Understanding Depth of Field
Depth of Field (DoF) refers to the distance range in a photograph where objects appear acceptably sharp. Everything within this zone appears in focus, while objects outside it gradually become blurred. Understanding DoF is essential for creative photography because it allows you to:
- Isolate subjects: Use shallow DoF to separate your subject from distracting backgrounds
- Tell visual stories: Guide viewers' attention by controlling what is sharp and what is soft
- Maximize sharpness: Use deep DoF for landscapes where everything should be crisp
- Create artistic effects: Intentionally blur foregrounds or backgrounds for creative impact
The Three Factors That Control DoF
1. Aperture (f-stop)
Aperture has the most dramatic effect on depth of field. The f-number represents the ratio of focal length to the diameter of the lens opening:
- Wide apertures (f/1.4, f/2, f/2.8): Create shallow DoF with smooth background blur (bokeh)
- Medium apertures (f/5.6, f/8): Provide moderate DoF suitable for many situations
- Narrow apertures (f/11, f/16, f/22): Maximize DoF for front-to-back sharpness
Note: Very narrow apertures (f/16 and smaller) can introduce diffraction, which slightly softens the image overall.
2. Focal Length
Longer focal lengths produce shallower depth of field when shooting at the same distance and aperture:
- Wide-angle lenses (14-35mm): Naturally deeper DoF, great for landscapes and architecture
- Standard lenses (35-70mm): Versatile DoF control for various subjects
- Telephoto lenses (85mm+): Naturally shallower DoF, excellent for portraits and wildlife
3. Subject Distance
The closer you are to your subject, the shallower the depth of field becomes:
- Macro photography: Extremely close distances result in paper-thin DoF (often millimeters)
- Portrait distance (1-3m): Moderate DoF that can isolate subjects effectively
- Landscape distance (infinity): Very deep DoF when focused at hyperfocal distance
Key Concepts Explained
Hyperfocal Distance
The hyperfocal distance is a powerful concept for landscape photography. When you focus at the hyperfocal distance:
- Everything from half the hyperfocal distance to infinity appears sharp
- You maximize the depth of field for your chosen aperture
- This is the optimal focus point when you want both near foreground and distant background in focus
For example, if your hyperfocal distance is 3 meters, focusing at 3m means everything from 1.5m to infinity will be acceptably sharp.
Circle of Confusion (CoC)
Circle of Confusion is the optical basis for defining "acceptable sharpness." When a point of light passes through a lens and hits the sensor slightly out of focus, it creates a small circle rather than a perfect point.
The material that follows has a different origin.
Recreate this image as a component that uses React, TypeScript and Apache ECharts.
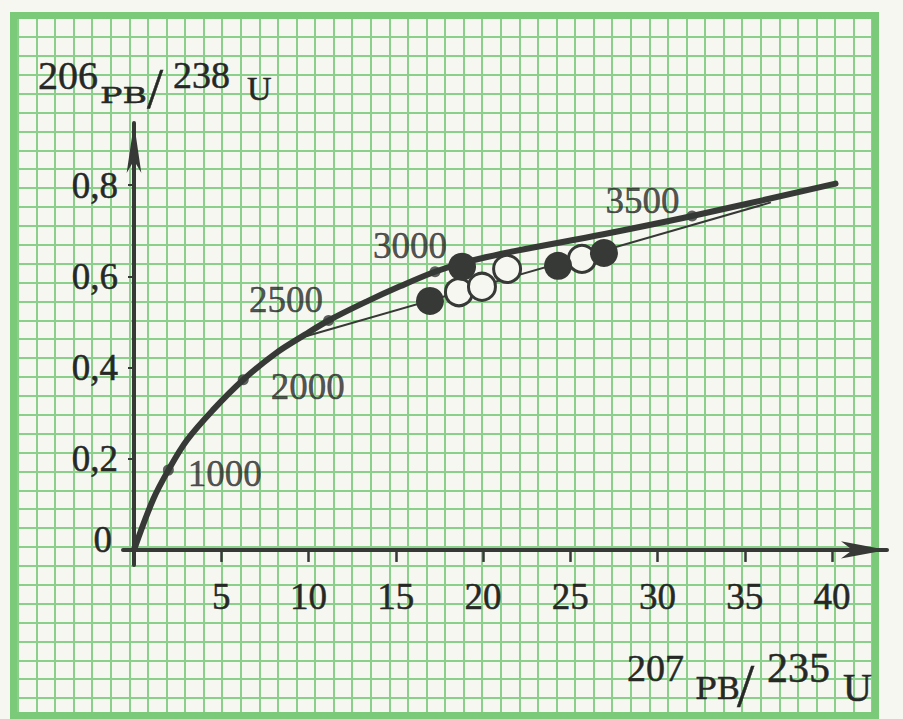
import React, { useEffect, useRef } from 'react';
import * as echarts from 'echarts';

// Concordia curve (206Pb/238U vs 207Pb/235U)
const concordiaX = [0, 1.09, 1.97, 3.04, 4.53, 6.26, 8.08, 9.8, 11.15, 13.35, 15.24, 17.25, 19.1, 21.8, 26.9, 31.98, 40.2];
const concordiaY = [0, 0.11, 0.175, 0.241, 0.307, 0.373, 0.43, 0.472, 0.503, 0.545, 0.578, 0.61, 0.632, 0.655, 0.692, 0.732, 0.803];

// Age markers on the concordia (Ma)
const ageLabels = ['1000', '2000', '2500', '3000', '3500'];
const ageX = [1.97, 6.26, 11.15, 17.25, 31.98];
const ageY = [0.175, 0.373, 0.503, 0.61, 0.732];

// Discordia (thin line)
const discordiaX = [9.9, 36.5];
const discordiaY = [0.469, 0.762];

// Analyses: filled and open circles
const filledX = [16.96, 18.8, 24.3, 26.93];
const filledY = [0.546, 0.621, 0.623, 0.651];
const openX = [18.62, 19.94, 21.38, 25.67];
const openY = [0.565, 0.577, 0.616, 0.638];

// Axis ticks
const xTickValues = [5, 10, 15, 20, 25, 30, 35, 40];
const xTickLabels = ['5', '10', '15', '20', '25', '30', '35', '40'];
const yTickValues = [0, 0.2, 0.4, 0.6, 0.8];
const yTickLabels = ['0', '0,2', '0,4', '0,6', '0,8'];

const INK = '#363936';
const TEXT = '#262826';
const PAPER = '#f7f7f2';
const GRID_GREEN = '#8ad08a';
const BORDER_GREEN = '#7bca79';
const SERIF = '"Liberation Serif", "Times New Roman", serif';
const WIDE = '"DejaVu Serif", serif';
const TEXT_STROKE = 0.5;

const agePlacement: any[] = [
  { position: 'right', distance: 14, offset: [0, 3] },
  { position: 'right', distance: 22, offset: [0, 7] },
  { position: 'left', distance: 0, offset: [0, -21] },
  { position: 'top', distance: 2, offset: [-25, 0] },
  { position: 'left', distance: 7, offset: [0, -16] },
];

function findLabel(values: number[], labels: string[], v: number) {
  for (let i = 0; i < values.length; i++) {
    if (Math.abs(values[i] - v) < 1e-6) return labels[i];
  }
  return '';
}

function txt(text: string, x: number, y: number, size: number, family: string, scaleX = 1) {
  return {
    type: 'text',
    x,
    y,
    scaleX,
    z: 20,
    style: {
      text,
      fontSize: size,
      fontFamily: family,
      fill: TEXT,
      stroke: TEXT,
      lineWidth: TEXT_STROKE,
      align: 'left',
      verticalAlign: 'middle',
    },
  };
}

export default function App() {
  const ref = useRef<HTMLDivElement>(null);
  useEffect(() => {
    if (!ref.current) return;
    const chart = echarts.init(ref.current, undefined, { renderer: 'svg' });
    const labelFont = {
      color: TEXT,
      fontSize: 37,
      fontFamily: SERIF,
      textBorderColor: TEXT,
      textBorderWidth: TEXT_STROKE,
    };
    const option: any = {
      animation: false,
      backgroundColor: PAPER,
      grid: [
        { left: 123, top: 123, width: 764, height: 442 },
        { left: 17.93, top: 18.11, width: 854.2, height: 698.9 },
      ],
      xAxis: [
        {
          gridIndex: 0,
          type: 'value',
          min: -0.63,
          max: 43.15,
          z: 5,
          axisLine: {
            onZero: true,
            symbol: ['none', 'arrow'],
            symbolSize: [13, 46],
            lineStyle: { color: INK, width: 4 },
          },
          axisTick: { show: true, customValues: xTickValues, length: 12, lineStyle: { color: INK, width: 2.5 } },
          axisLabel: {
            customValues: xTickValues,
            formatter: (v: number) => findLabel(xTickValues, xTickLabels, v),
            margin: 13,
            ...labelFont,
          },
          splitLine: { show: false },
        },
        {
          gridIndex: 1,
          type: 'value',
          min: 0,
          max: 46,
          interval: 1,
          axisLine: { show: false },
          axisTick: { show: false },
          axisLabel: { show: false },
          splitLine: { show: true, lineStyle: { color: GRID_GREEN, width: 2 } },
        },
      ],
      yAxis: [
        {
          gridIndex: 0,
          type: 'value',
          min: -0.033,
          max: 0.936,
          z: 5,
          axisLine: {
            onZero: true,
            symbol: ['none', 'arrow'],
            symbolSize: [11, 50],
            lineStyle: { color: INK, width: 4 },
          },
          axisTick: { show: true, customValues: [0.2, 0.4, 0.6, 0.8], length: 6, lineStyle: { color: INK, width: 2 } },
          axisLabel: {
            customValues: yTickValues,
            formatter: (v: number) => {
              const s = findLabel(yTickValues, yTickLabels, v);
              return Math.abs(v) < 1e-6 ? '{z|' + s + '}' : s;
            },
            margin: 5,
            ...labelFont,
            rich: {
              z: { ...labelFont, padding: [0, 6, 20, 0] },
            },
          },
          splitLine: { show: false },
        },
        {
          gridIndex: 1,
          type: 'value',
          min: 0,
          max: 37,
          interval: 1,
          axisLine: { show: false },
          axisTick: { show: false },
          axisLabel: { show: false },
          splitLine: { show: true, lineStyle: { color: GRID_GREEN, width: 2 } },
        },
      ],
      graphic: [
        {
          type: 'rect',
          z: 1,
          shape: { x: 13.5, y: 15.5, width: 862, height: 700 },
          style: { fill: 'none', stroke: BORDER_GREEN, lineWidth: 7 },
        },
        txt('206', 38, 75, 40, SERIF),
        txt('PB', 100, 95, 23, WIDE, 1.45),
        txt('/', 147, 88, 58, SERIF),
        txt('238', 173, 75, 38, SERIF),
        txt('U', 247, 88, 34, SERIF),
        txt('207', 627, 668, 38, SERIF),
        txt('PB', 695, 689, 29, WIDE, 1.1),
        txt('/', 737, 685, 62, SERIF),
        txt('235', 767, 668, 42, SERIF),
        txt('U', 843, 687, 40, SERIF),
      ],
      series: [
        { type: 'scatter', xAxisIndex: 1, yAxisIndex: 1, data: [], silent: true },
        {
          type: 'line',
          name: 'discordia',
          data: discordiaX.map((x, i) => [x, discordiaY[i]]),
          symbol: 'none',
          lineStyle: { color: INK, width: 2 },
          z: 3,
        },
        {
          type: 'line',
          name: 'concordia',
          data: concordiaX.map((x, i) => [x, concordiaY[i]]),
          smooth: 0.35,
          symbol: 'none',
          lineStyle: { color: INK, width: 6, cap: 'round' },
          z: 4,
        },
        {
          type: 'scatter',
          name: 'ages',
          symbolSize: 11,
          itemStyle: { color: INK },
          z: 5,
          data: ageX.map((x, i) => ({
            value: [x, ageY[i]],
            label: {
              show: true,
              formatter: ageLabels[i],
              ...labelFont,
              ...agePlacement[i],
            },
          })),
        },
        {
          type: 'scatter',
          name: 'open',
          symbolSize: 27,
          itemStyle: { color: PAPER, borderColor: INK, borderWidth: 3, opacity: 1 },
          z: 6,
          data: openX.map((x, i) => [x, openY[i]]),
        },
        {
          type: 'scatter',
          name: 'filled',
          symbolSize: 28,
          itemStyle: { color: INK, opacity: 1 },
          z: 7,
          data: filledX.map((x, i) => [x, filledY[i]]),
        },
      ],
    };
    chart.setOption(option);
    return () => chart.dispose();
  }, []);
  return <div ref={ref} style={{ position: 'absolute', left: 0, top: 0, width: 903, height: 719 }} />;
}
The CoC value defines how large this circle can be while still appearing as a point to the viewer.
CoC depends on:
- Sensor size: Larger sensors have larger acceptable CoC values
- Viewing conditions: Print size and viewing distance affect perceived sharpness
- Standard assumptions: Typically based on an 8×10 inch print viewed at 25cm
DoF Distribution (1/3 - 2/3 Rule)
At typical shooting distances, depth of field extends approximately 1/3 in front of the focus point and 2/3 behind it. However, this ratio varies:
- At close distances: DoF becomes more evenly distributed (approaching 50/50)
- At far distances: More DoF extends behind the subject
- At hyperfocal: DoF extends from half the focus distance to infinity
How to Use This Calculator
- Select your camera sensor size: Choose from Full Frame, APS-C (Canon or Nikon/Sony), Micro Four Thirds, Medium Format, or enter custom dimensions. Sensor size affects the Circle of Confusion calculation.
- Enter your focal length: Use presets for common focal lengths or enter a custom value. The calculator will show the 35mm equivalent for your sensor.
- Set your aperture: Select from standard f-stops or enter a custom value. This is the primary creative control for DoF.
- Enter subject distance: How far is your subject from the camera? Choose your preferred unit (meters, feet, etc.).
- Review the results: The calculator displays total DoF, near/far limits, hyperfocal distance, and provides an aperture comparison chart.
Practical Applications
Portrait Photography
For flattering portraits with smooth background blur:
- Use a lens of 85mm or longer
- Open your aperture wide (f/1.4 to f/2.8)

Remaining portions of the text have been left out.